The policy wouldn't take effect for a couple weeks, but as the area enters a dry spell, local restaurateurs disagree on what effect the drought-driven measure will have on business. Some say it could rock the boat of consumer-expected service. Other say it's a wash.
"It's kind of like a staple. You go to a restaurant and you automatically get water," said Paul Bonanno, the head chef of Italian restaurant Bernini of Ybor. "It's just part of good service."
Bonanno said he and others at his restaurant had heard rumors of the changes. His take? Good for business, bad for consumers.
"It will force people to spend more money on drinks, and with what's going on right now that's kind of a bad thing," he said. "Seriously, they're cutting down on water now? What's next?"
Other local managers said the water policy would bring its own benefits.
"As a guest, if you want water you'll get water, so that won't change," said Tom Heyder, the kitchen manager of Tampa tropical restaurant Bahama Breeze. "In reality I think it's a good thing.
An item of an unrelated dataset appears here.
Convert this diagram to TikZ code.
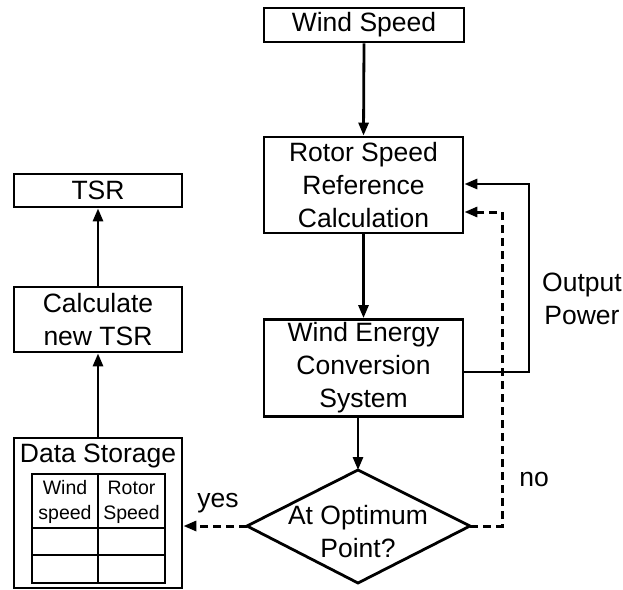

It helps to reduce waste and reduces a step from the service standpoint."
Carson Kohlmetz, the general manager of a Village Inn in Carrollwood, said his restaurant could experience a boom in other beverages.
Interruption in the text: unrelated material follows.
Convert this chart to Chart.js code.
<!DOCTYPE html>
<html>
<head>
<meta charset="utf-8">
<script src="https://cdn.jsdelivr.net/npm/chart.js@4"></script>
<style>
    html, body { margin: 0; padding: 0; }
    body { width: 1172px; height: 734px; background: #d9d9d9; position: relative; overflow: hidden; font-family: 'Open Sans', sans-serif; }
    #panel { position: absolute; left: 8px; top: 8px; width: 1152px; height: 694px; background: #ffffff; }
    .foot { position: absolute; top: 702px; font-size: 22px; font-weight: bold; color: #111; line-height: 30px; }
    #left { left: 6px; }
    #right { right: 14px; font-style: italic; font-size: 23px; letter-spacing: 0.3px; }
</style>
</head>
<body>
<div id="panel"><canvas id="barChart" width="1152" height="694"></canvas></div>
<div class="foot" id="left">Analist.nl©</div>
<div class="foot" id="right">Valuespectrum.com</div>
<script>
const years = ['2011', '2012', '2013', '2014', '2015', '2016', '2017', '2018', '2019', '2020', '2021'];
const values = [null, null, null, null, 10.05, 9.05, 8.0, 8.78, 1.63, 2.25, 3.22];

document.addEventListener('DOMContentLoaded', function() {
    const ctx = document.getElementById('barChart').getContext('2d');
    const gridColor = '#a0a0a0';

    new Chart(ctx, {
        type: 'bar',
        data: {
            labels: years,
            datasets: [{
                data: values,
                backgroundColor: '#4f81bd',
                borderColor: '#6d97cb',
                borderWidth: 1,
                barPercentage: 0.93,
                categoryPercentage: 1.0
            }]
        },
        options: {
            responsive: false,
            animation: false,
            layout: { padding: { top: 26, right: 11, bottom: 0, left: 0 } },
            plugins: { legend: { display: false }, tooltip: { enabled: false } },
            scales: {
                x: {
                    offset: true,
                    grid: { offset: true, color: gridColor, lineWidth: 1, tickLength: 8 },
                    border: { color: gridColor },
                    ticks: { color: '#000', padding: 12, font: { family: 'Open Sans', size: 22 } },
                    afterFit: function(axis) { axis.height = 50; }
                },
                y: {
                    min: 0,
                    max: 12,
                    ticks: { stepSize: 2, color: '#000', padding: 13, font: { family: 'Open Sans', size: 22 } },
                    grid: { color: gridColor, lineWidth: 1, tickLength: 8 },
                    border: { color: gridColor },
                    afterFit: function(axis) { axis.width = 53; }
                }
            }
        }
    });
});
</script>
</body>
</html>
"We would rather sell you a coffee or orange juice than a water," Kohlmetz said with a laugh.
Katherine Hill, the manager of the Hooters restaurant on Hillsborough Avenue, said the new rule won't change much. Beer and bottled water are big sellers already.
"We're a full liquor bar. We have beer. That's generally what people come in here for," she said.
Many restaurants said the notion of serving water only upon request is already standard practice.
"For years we'd automatically put water and lemon in front of people, but so many people don't use it," said Linda James, a dining room manager at Fourth Street Shrimp Store in St. Petersburg. "It just got to be a common sense thing."
James, who said employees stopped the longtime practice several months ago, said giving out only requested water has cut down on waste and made more sense from a business standpoint.
"We just realized it was a good idea," she said. "Just one of the little things you can do to cut costs."
Robyn Felix, spokeswoman for the water management district, said the agency launched a voluntary conservation program for restaurants last May.
The program, which primarily encourages restaurants to only serve requested water, also suggests restaurants replace spray valves and install low volume faucets and toilets.
About 100 restaurants are already enrolled. Restaurants get free materials to educate their employees and display to customers.
It is unclear exactly how much water will be saved if all restaurants abide by the new rules, which will be in place until June 30.
But for every glass of water taken to a table, two are used to wash out the dish later.
"Are we going to save a billion gallons? Probably not," Felix said. "But it's also a great educational tool."